Qualifié de roman d'attente par la critique,
le Rivage des Syrtes reçoit le prix Goncourt que son auteur repousse avec mépris, provoquant un scandale médiatique. Il règle ses comptes avec ce système de prix dans son essai
La littérature à l'estomac. Autour de ce scandale, on retrouve bien l'esprit artiste impossible à domestiquer qui animait le Surréalisme. C'est bien par le roman – genre rejeté par
André Breton dans ses manifestes – que
Julien Gracq redonne du sang littéraire au mouvement.
Inspiré par la période de la « drôle de guerre », cette guerre en suspens qui précède l'invasion de la France par l'Allemagne,
le Rivage des Syrtes n'est pas pour autant un roman à clefs, ni allégorique, critiquant la réalité.

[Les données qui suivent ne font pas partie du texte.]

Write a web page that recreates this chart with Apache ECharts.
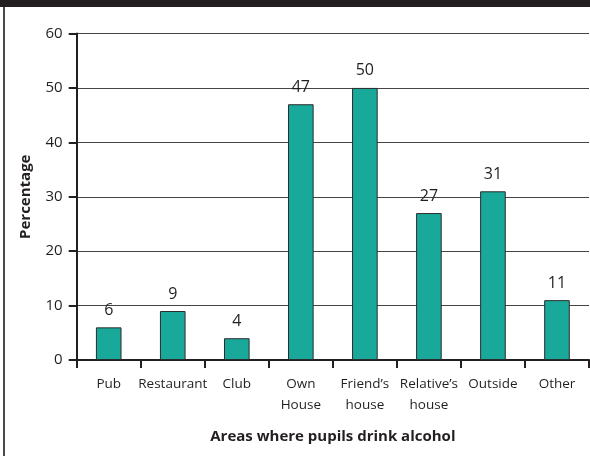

Julien Gracq se sert de cette situation historique pour élaborer une esthétique et des personnages, un monde même. le roman n'est pas la métaphore d'une situation particulière mais de l'Histoire en général, avec ce moment de latence entre paix et guerre, ce moment où les esprits qui allaient tranquillement de jour en jour, attachés à leur vie paisible, deviennent pris et possédés par ce besoin de mouvement, de changement violent, brutal, quitte à mettre en danger leur vie. Ainsi vue, l'Histoire n'est pas faite d'une succession d'événements et de conséquences, mais le balancement d'une sorte d'humeur humaine. En cela,
le Rivage des Syrtes rejoint les tragédies grecques, le personnage d'Aldo est le jouet du destin : ce qui devait arriver arrive, par ou malgré lui.
L'attente dont parle la critique, on peut la trouver stylisée dans les longues phrases qui retardent au possible le point d'attrait de leur énoncé. Toutefois, c'est peut-être l'esthétique du vague, de l'indécis, qui caractérise le style de Gracq. La brume de cet air marin, le vieux gris des pierres de la forteresse, les choses qui restent dans l'ombre… on voit mal dans ce récit pourtant saturé de descriptions. Cette hésitation des choses participe à l'attente de ce balancement inévitable de l'humeur humaine, comme arrivée à un palier, hésitant à retomber dans la paix avant de se jeter tête en avant, convaincu de son action.
Les phrases très longues qui n'ont rien à envier à celles de
Proust n'ont cependant pas le même objectif : là où
Proust cherchait à détailler les méandres et imbrications des ressorts de la pensée et de la psychologie, Gracq image le refus d'imager précisément son récit, cultivant le flou, la contradiction. Les dialogues également ne sont jamais clairs : tout concourt à l'impression que les choses, l'histoire, avancent sans que l'homme puisse vraiment les comprendre ; tout est évident et rien n'est explicable, logique. Les choses arrivent. de même donc dans les descriptions : les choses sont, sans pour autant que leur réalité soit logique.